Cavitation, abbreviated as K, describes the creation and collapse of bubbles in a liquid. Localized cavities of vapor form on the low pressure side of the pump (suction) and collapse on themselves as energy is added to the fluid. Cavitation can occur across valves or pumps.
As liquid travels from suction nozzle to impeller eye, it will experience pressure losses caused by friction, acceleration, and shock at blade entry. If the pressure of the fluid goes below its vapor pressure, localized vapor bubbles will form in the impeller eye, travel through the impeller, and upon reaching a high pressure region, collapse.
When the Net Positive Suction Head (NPSHa) is less than the required suction head. When the NPSHr exceeds the NPSHa, cavitation will occur.
There are several solutions for this.
- Decrease the vapor pressure by lowering the fluid's temperature.
- Increase the amount of NPSHa by increasing level or raising the pressure in the tank or vessel.
- Minimize pressure drop from the tank, vessel or equipment to the suction of the pump.
- Unnecessary fittings, long distances and piping conditions should be examined.
- Decrease the NPSHr by changing the characteristics of the pump.
Gas in the Lines
If there is entrained gas or bubbles in the line, vapor bubbles can collapse on themselves as the pressure rises and cause cavitation.
This can be solved by adapting the process to minimize the amount of entrained gas.
Effects in a Pump
Noise, excessive vibration, mechanical damage to the impeller. Cavitation sounds like gravel or marbles running through the pipe or the pump.

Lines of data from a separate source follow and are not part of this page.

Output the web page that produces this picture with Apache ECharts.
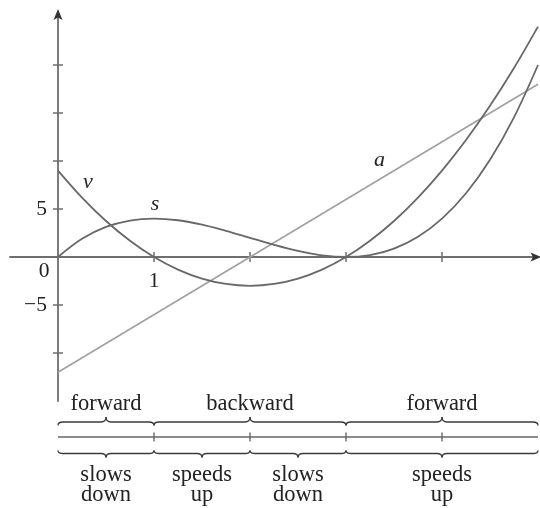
<!DOCTYPE html>
<html><head><meta charset="utf-8">
<script src="https://cdn.jsdelivr.net/npm/echarts@6/dist/echarts.min.js"></script>
<style>html,body{margin:0;padding:0;background:#fff}#c{width:540px;height:508px}</style>
</head><body><div id="c"></div>
<script>
// ---- data ----
const tValues = [0,0.25,0.5,0.75,1,1.25,1.5,1.75,2,2.25,2.5,2.75,3,3.25,3.5,3.75,4,4.25,4.5,4.75,5];
const sValues = [0,1.89,3.13,3.80,4,3.83,3.38,2.73,2,1.27,0.63,0.17,0,0.20,0.88,2.11,4,6.64,10.13,14.55,20];
const vValues = [9,6.19,3.75,1.69,0,-1.31,-2.25,-2.81,-3,-2.81,-2.25,-1.31,0,1.69,3.75,6.19,9,12.19,15.75,19.69,24];
const aT = [0,5];
const aValues = [-12,18];
const yTicks = [-10,-5,5,10,15,20];
const yLabels = [-5,5];
const xTicks = [1,2,3,4];
const xLabels = [1];
const dirLabels = ['forward','backward','forward'];
const dirSpans = [[0,1],[1,3],[3,5]];
const speedLabels = ['slows\ndown','speeds\nup','slows\ndown','speeds\nup'];
const speedSpans = [[0,1],[1,2],[2,3],[3,5]];
const timelineTicks = [1,2,3,4];

const FONT = '"Liberation Serif","Times New Roman",serif';
const AXC = '#6e6e6e';
const chart = echarts.init(document.getElementById('c'), null, {renderer:'canvas'});

function xAx(pos, main){
  return {type:'value', min:-0.5, max:5, position:pos,
    axisLine:{show:main, onZero:true, onZeroAxisIndex:0, lineStyle:{color:AXC, width:1.8}},
    axisTick:{show:true, customValues:xTicks, length:5, lineStyle:{color:AXC, width:1.5}},
    axisLabel:{show:false},
    splitLine:{show:false}};
}
function yAx(pos, main){
  return {type:'value', min:-15, max:25.25, position:pos,
    axisLine:{show:main, onZero:true, onZeroAxisIndex:0, lineStyle:{color:AXC, width:1.8}},
    axisTick:{show:true, customValues:yTicks, length:5, lineStyle:{color:AXC, width:1.5}},
    axisLabel:{show:false},
    splitLine:{show:false}};
}
function lbl(name, coord){
  return {symbol:'circle', symbolSize:0, data:[{coord:coord}],
    label:{show:true, position:'inside', formatter:name, fontFamily:FONT, fontStyle:'italic', fontSize:22, color:'#222'}};
}

chart.setOption({
  animation:false,
  backgroundColor:'#fff',
  grid:{left:10, top:14.6, width:528, height:386.4, outerBoundsMode:'none', containLabel:false},
  xAxis:[xAx('bottom', true), xAx('top', false)],
  yAxis:[yAx('left', true), yAx('right', false)],
  series:[
    {type:'line', name:'a', data:aT.map((t,i)=>[t,aValues[i]]), showSymbol:false, silent:true,
      lineStyle:{color:'#a3a3a3', width:1.8}, markPoint:lbl('a',[3.35,10.1])},
    {type:'line', name:'s', data:tValues.map((t,i)=>[t,sValues[i]]), smooth:0.35, showSymbol:false, silent:true,
      lineStyle:{color:'#686868', width:1.8}, markPoint:lbl('s',[1.01,5.5])},
    {type:'line', name:'v', data:tValues.map((t,i)=>[t,vValues[i]]), smooth:0.35, showSymbol:false, silent:true,
      lineStyle:{color:'#686868', width:1.8}, markPoint:lbl('v',[0.31,7.8])}
  ]
});

function P(t, y){ return chart.convertToPixel({xAxisIndex:0, yAxisIndex:0}, [t, y]); }
function px(t){ return P(t,0)[0]; }
const origin = P(0,0);
const g = [];
const txt = (x, y, text, size, extra) => g.push({type:'text', x:x, y:y, z:10,
  style:Object.assign({text:text, font:size + 'px ' + FONT, fill:'#222', align:'center', verticalAlign:'middle'}, extra || {})});

// axis arrowheads (dark)
const yTop = P(0, 25.25), xEnd = P(5, 0);
g.push({type:'polygon', z:10, shape:{points:[[yTop[0], yTop[1]-5.5],[yTop[0]-4.5, yTop[1]+5.5],[yTop[0], yTop[1]+3],[yTop[0]+4.5, yTop[1]+5.5]]}, style:{fill:'#333'}});
g.push({type:'polygon', z:10, shape:{points:[[xEnd[0]+3, xEnd[1]],[xEnd[0]-7.5, xEnd[1]-4.5],[xEnd[0]-5, xEnd[1]],[xEnd[0]-7.5, xEnd[1]+4.5]]}, style:{fill:'#333'}});

// tick labels
yLabels.forEach(v => {
  const p = P(0, v);
  txt(p[0]-11, p[1], v < 0 ? '\u2212' + (-v) : String(v), 21.5, {align:'right'});
});
xLabels.forEach(t => {
  const p = P(t, 0);
  txt(p[0], p[1]+24, String(t), 21.5);
});
txt(origin[0]-14, origin[1]+14, '0', 21.5);

// ---- sign diagram below the chart ----
const BR = {stroke:'#3a3a3a', lineWidth:1.3, fill:null};
function brace(x1, x2, yb, e, tip){
  const m = (x1+x2)/2, r = 5;
  g.push({type:'bezierCurve', shape:{x1:x1, y1:yb+e, cpx1:x1, cpy1:yb, x2:x1+r, y2:yb}, style:BR});
  g.push({type:'line', shape:{x1:x1+r, y1:yb, x2:m-r, y2:yb}, style:BR});
  g.push({type:'bezierCurve', shape:{x1:m-r, y1:yb, cpx1:m, cpy1:yb, x2:m, y2:yb+tip}, style:BR});
  g.push({type:'bezierCurve', shape:{x1:m, y1:yb+tip, cpx1:m, cpy1:yb, x2:m+r, y2:yb}, style:BR});
  g.push({type:'line', shape:{x1:m+r, y1:yb, x2:x2-r, y2:yb}, style:BR});
  g.push({type:'bezierCurve', shape:{x1:x2-r, y1:yb, cpx1:x2, cpy1:yb, x2:x2, y2:yb+e}, style:BR});
}
const TOPB = 422, LINE = 437, BOTB = 453.5;
g.push({type:'line', shape:{x1:px(0), y1:LINE, x2:px(5), y2:LINE}, style:{stroke:'#666', lineWidth:1.5}});
timelineTicks.forEach(t => g.push({type:'line', shape:{x1:px(t), y1:LINE-4.5, x2:px(t), y2:LINE+4.5}, style:{stroke:'#666', lineWidth:1.4}}));
dirSpans.forEach((s,i) => {
  brace(px(s[0]), px(s[1]), TOPB, 3.5, -5);
  txt((px(s[0])+px(s[1]))/2, 404, dirLabels[i], 22.5);
});
speedSpans.forEach((s,i) => {
  brace(px(s[0]), px(s[1]), BOTB, -3, 4);
  txt((px(s[0])+px(s[1]))/2, 485.5, speedLabels[i], 22.5, {lineHeight:20});
});
chart.setOption({graphic:g});
</script></body></html>
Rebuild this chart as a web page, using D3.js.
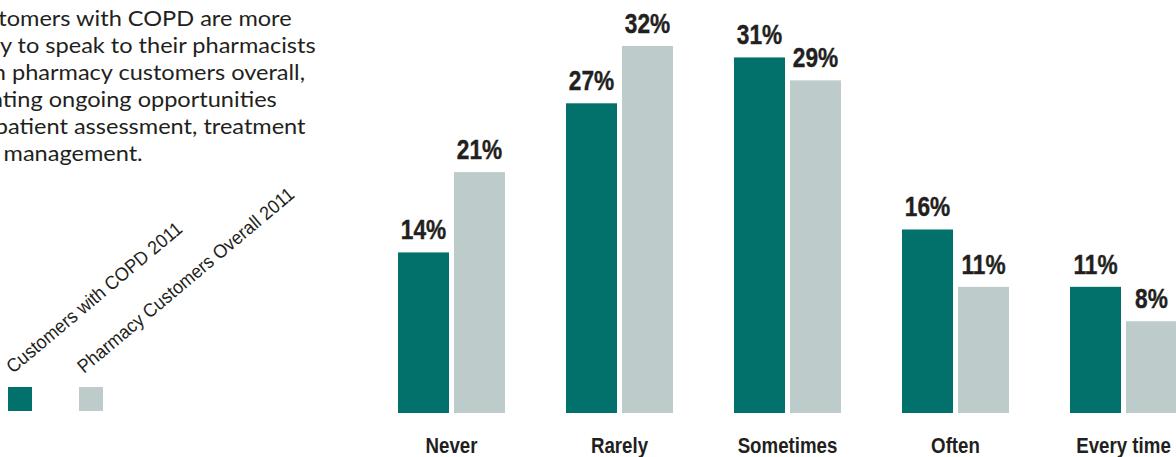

The sound is actually tiny air bubbles forming and imploding on themselves rapidly. The implosion of the air bubbles collapses with so much force that it takes a bit of the component's material while its up against a pump wall or on the seat of a valve. An example of cavitation corrosion is shown below. The pump impeller (and casing) both exhibit signs of cavitation. Note that it looks like it was struck with a ball peen hammer or small ball bearings at the rusted portion of the photos.
Cavitation also causes increased forces on the components of the pump which can cause bearing failure or mechanical seal failure. Once the bearing fails, catastrophic shaft failure is close behind.
Decrease in capacity of the pump. Because vapor bubbles take more volume than liquid, increased bubbles will displace the liquid being pumped and cause the pump to reduce its capacity.